List<Object> appendData = Arrays.asList("julia", "eee", "grand mother", new Integer(70)); 
spark.createDataFrame(appendData, Object.class).write().mode(SaveMode.Append).jdbc(connectionProperties.getProperty("url"), "family", connectionProperties);

But the above line throws the following exception

java.sql.BatchUpdateException: Field 'EMP_ID' doesn't have a default value
    at sun.reflect.NativeConstructorAccessorImpl.newInstance0(Native Method)
    at sun.reflect.NativeConstructorAccessorImpl.newInstance(NativeConstructorAccessorImpl.java:62)
    at sun.reflect.DelegatingConstructorAccessorImpl.newInstance(DelegatingConstructorAccessorImpl.java:45)
    at java.lang.reflect.Constructor.newInstance(Constructor.java:423)

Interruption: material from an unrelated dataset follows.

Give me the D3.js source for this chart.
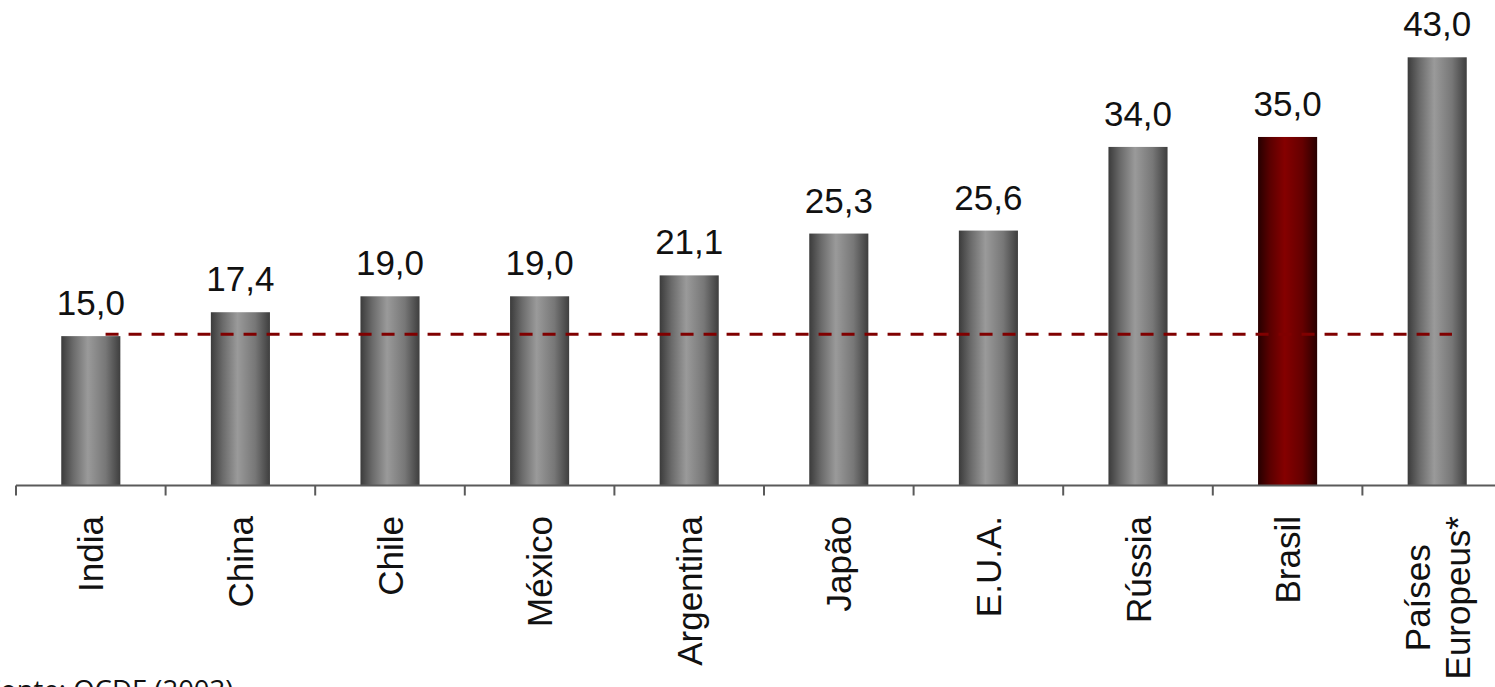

    at com.mysql.jdbc.Util.handleNewInstance(Util.java:425)
    at com.mysql.jdbc.Util.getInstance(Util.java:408)
    at com.mysql.jdbc.SQLError.createBatchUpdateException(SQLError.java:1163)
    at com.mysql.jdbc.PreparedStatement.executeBatchSerially(PreparedStatement.java:1778)

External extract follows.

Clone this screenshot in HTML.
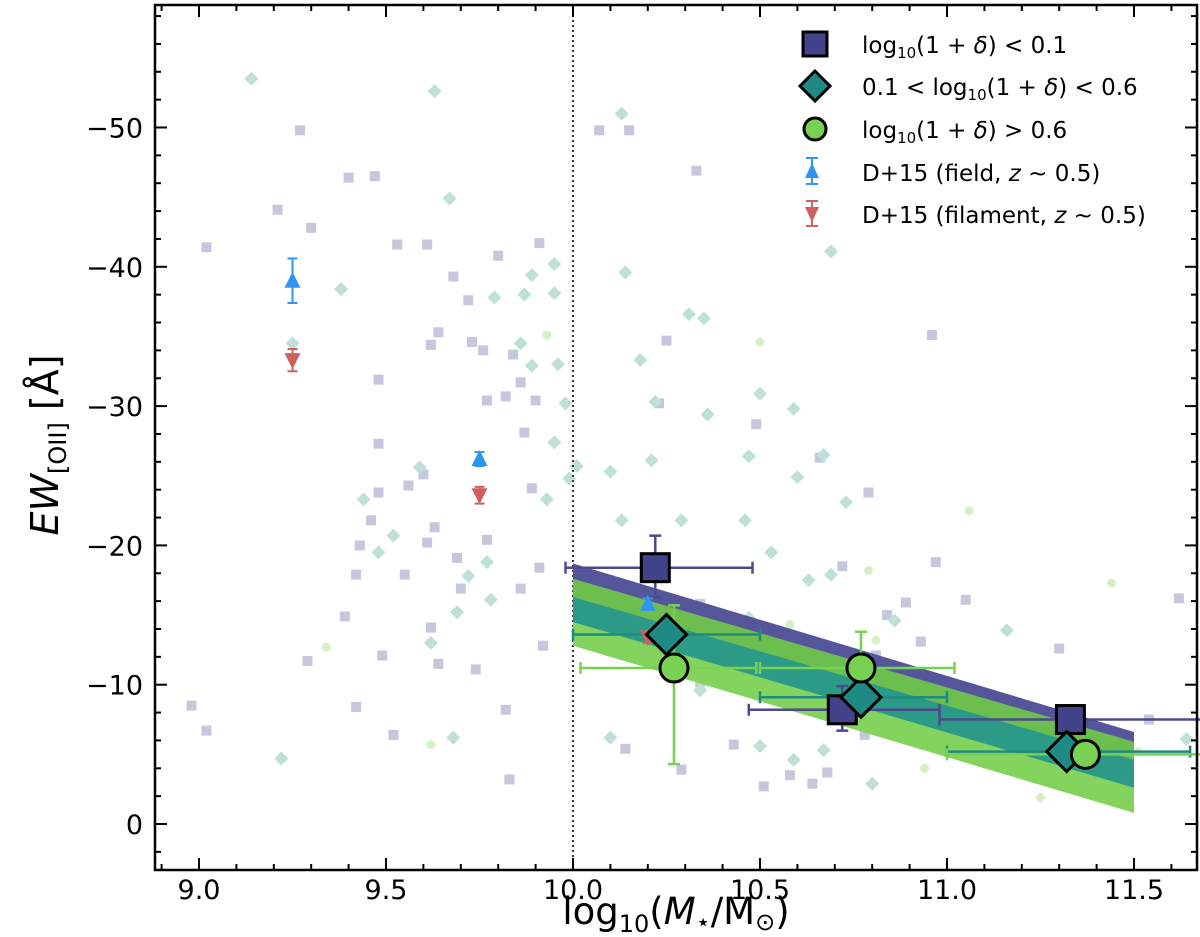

    at com.mysql.jdbc.PreparedStatement.executeBatchInternal(PreparedStatement.java:1262)
    at com.mysql.jdbc.StatementImpl.executeBatch(StatementImpl.java:970)
    at org.apache.spark.sql.execution.datasources.jdbc.JdbcUtils$.savePartition(JdbcUtils.scala:641)

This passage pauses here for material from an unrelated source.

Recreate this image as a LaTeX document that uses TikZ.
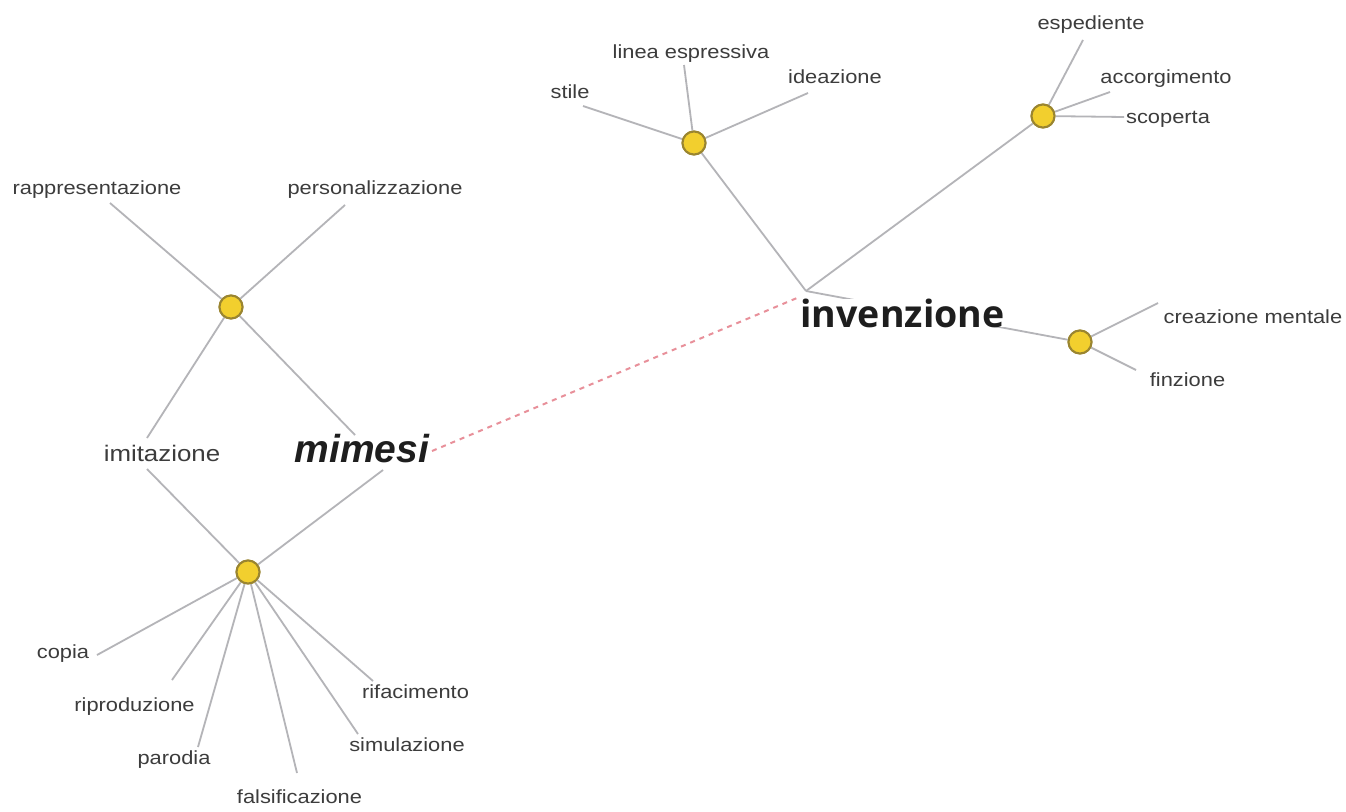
\documentclass[tikz,border=0pt]{standalone}
\usepackage{fontspec}
\newfontfamily\labfont[FakeStretch=1.15]{Liberation Sans}
\newfontfamily\mimfont{Liberation Sans}
\newfontfamily\invfont{Open Sans}
\definecolor{linegray}{HTML}{B4B4B8}
\definecolor{hubfill}{HTML}{F2CF2E}
\definecolor{hubdraw}{HTML}{9A8530}
\definecolor{labcol}{HTML}{3C3C3C}
\definecolor{titcol}{HTML}{1E1E1E}
\definecolor{dashcol}{HTML}{E8909A}
\tikzset{
  lab/.style={anchor=base, inner sep=0pt, text=labcol, font=\labfont\fontsize{19}{22}\selectfont},
  hub/.style={circle, fill=hubfill, draw=hubdraw, line width=2pt, minimum size=23pt, inner sep=0pt},
  conn/.style={draw=linegray, line width=1.8pt},
  link/.style={draw=dashcol, line width=2pt, dash pattern=on 5pt off 5pt}
}
\begin{document}
\begin{tikzpicture}[x=1pt, y=-1pt]
\useasboundingbox (0,0) rectangle (1346,811);
\fill[white] (0,0) rectangle (1346,811);

% hubs
\node[hub] (N1) at (231,307) {};
\node[hub] (N2) at (248,572) {};
\node[hub] (N3) at (694,143) {};
\node[hub] (N4) at (1043,116) {};
\node[hub] (N5) at (1080,342) {};
\coordinate (J) at (806,291);

% connector ends
\coordinate (eRapp) at (110,203);
\coordinate (ePers) at (345,205);
\coordinate (eImitT) at (147,438);
\coordinate (eImitB) at (147,469);
\coordinate (eMimT) at (355,435);
\coordinate (eMimB) at (383,470);
\coordinate (eCopia) at (97,655);
\coordinate (eRipr) at (172,680);
\coordinate (eParo) at (198,747);
\coordinate (eFals) at (297,773);
\coordinate (eSimu) at (358,734);
\coordinate (eRifa) at (373,681);
\coordinate (eStile) at (583,106);
\coordinate (eLinea) at (684,65);
\coordinate (eIdea) at (808,93);
\coordinate (eEspe) at (1083,40);
\coordinate (eAcco) at (1110,92);
\coordinate (eScop) at (1124,117);
\coordinate (eCrea) at (1158,303);
\coordinate (eFinz) at (1136,370);
\coordinate (eDashA) at (432,451);
\coordinate (eDashB) at (797,298);

% connectors
\path[conn] (N1) -- (eRapp);
\path[conn] (N1) -- (ePers);
\path[conn] (N1) -- (eImitT);
\path[conn] (N1) -- (eMimT);
\path[conn] (eImitB) -- (N2);
\path[conn] (eMimB) -- (N2);
\path[conn] (N2) -- (eCopia);
\path[conn] (N2) -- (eRipr);
\path[conn] (N2) -- (eParo);
\path[conn] (N2) -- (eFals);
\path[conn] (N2) -- (eSimu);
\path[conn] (N2) -- (eRifa);
\path[conn] (N3) -- (eStile);
\path[conn] (N3) -- (eLinea);
\path[conn] (N3) -- (eIdea);
\path[conn] (N3) -- (J);
\path[conn] (J) -- (N4);
\path[conn] (N4) -- (eEspe);
\path[conn] (N4) -- (eAcco);
\path[conn] (N4) -- (eScop);
\path[conn] (J) -- (N5);
\path[conn] (N5) -- (eCrea);
\path[conn] (N5) -- (eFinz);
\path[link] (eDashA) -- (eDashB);

% redraw hubs on top
\node[hub] at (N1) {};
\node[hub] at (N2) {};
\node[hub] at (N3) {};
\node[hub] at (N4) {};
\node[hub] at (N5) {};

% labels
\node[lab] (rapp) at (97,194) {rappresentazione};
\node[lab] (pers) at (375,194) {personalizzazione};
\node[lab, font=\labfont\fontsize{22.5}{26}\selectfont] (imit) at (162,461) {imitazione};
\node[anchor=base, inner sep=0pt, text=titcol, font=\mimfont\bfseries\itshape\fontsize{39}{44}\selectfont] (mimesi) at (362,462) {mimesi};
\node[lab] (copia) at (63,658) {copia};
\node[lab] (ripr) at (134.5,711) {riproduzione};
\node[lab] (paro) at (174,764) {parodia};
\node[lab] (fals) at (299.5,803) {falsificazione};
\node[lab] (simu) at (407,751) {simulazione};
\node[lab] (rifa) at (415.5,698) {rifacimento};
\node[lab] (stile) at (570,98) {stile};
\node[lab] (linea) at (691,58) {linea espressiva};
\node[lab] (idea) at (835,83) {ideazione};
\node[lab] (espe) at (1091,29) {espediente};
\node[lab] (acco) at (1166,83) {accorgimento};
\node[lab] (scop) at (1168,123) {scoperta};
\node[lab] (crea) at (1253,323) {creazione mentale};
\node[lab] (finz) at (1187.5,386) {finzione};
\node[anchor=base, inner sep=0pt, fill=white, text=titcol, font=\invfont\bfseries\fontsize{37.5}{42}\selectfont] (inv) at (902.5,327) {invenzione};
\end{tikzpicture}
\end{document}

    at org.apache.spark.sql.execution.datasources.jdbc.JdbcUtils$anonfun$saveTable$1.apply(JdbcUtils.scala:782)
    at org.apache.spark.sql.execution.datasources.jdbc.JdbcUtils$anonfun$saveTable$1.apply(JdbcUtils.scala:782)
    at org.apache.spark.rdd.RDD$anonfun$foreachPartition$1$anonfun$apply$29.apply(RDD.scala:926)
    at org.apache.spark.rdd.RDD$anonfun$foreachPartition$1$anonfun$apply$29.apply(RDD.scala:926)
    at org.apache.spark.SparkContext$anonfun$runJob$5.apply(SparkContext.scala:2062)
    at org.apache.spark.SparkContext$anonfun$runJob$5.apply(SparkContext.scala:2062)
    at org.apache.spark.scheduler.ResultTask.runTask(ResultTask.scala:87)
    at org.apache.spark.scheduler.Task.run(Task.scala:108)
    at org.apache.spark.executor.Executor$TaskRunner.run(Executor.scala:335)
    at java.util.concurrent.ThreadPoolExecutor.runWorker(ThreadPoolExecutor.java:1149)
    at java.util.concurrent.ThreadPoolExecutor$Worker.run(ThreadPoolExecutor.java:624)
    at java.lang.Thread.run(Thread.java:748)
Caused by: java.sql.SQLException: Field 'EMP_ID' doesn't have a default value
    at com.mysql.jdbc.SQLError.createSQLException(SQLError.java:965)
    at com.mysql.jdbc.MysqlIO.checkErrorPacket(MysqlIO.java:3973)
    at com.mysql.jdbc.MysqlIO.checkErrorPacket(MysqlIO.java:3909)
    at com.mysql.jdbc.MysqlIO.sendCommand(MysqlIO.java:2527)
    at com.mysql.jdbc.MysqlIO.sqlQueryDirect(MysqlIO.java:2680)
    at com.mysql.jdbc.ConnectionImpl.execSQL(ConnectionImpl.java:2484)
    at com.mysql.jdbc.PreparedStatement.executeInternal(PreparedStatement.java:1858)
    at com.mysql.jdbc.PreparedStatement.executeUpdateInternal(PreparedStatement.java:2079)
    at com.mysql.jdbc.PreparedStatement.executeBatchSerially(PreparedStatement.java:1756)
    ... 15 more

I try not to use StructField interface because DataTypes of column is simple. Am I wrong? If i am, pls, inform me of your advice. Your any reply will be deeply appreciated. Best regards.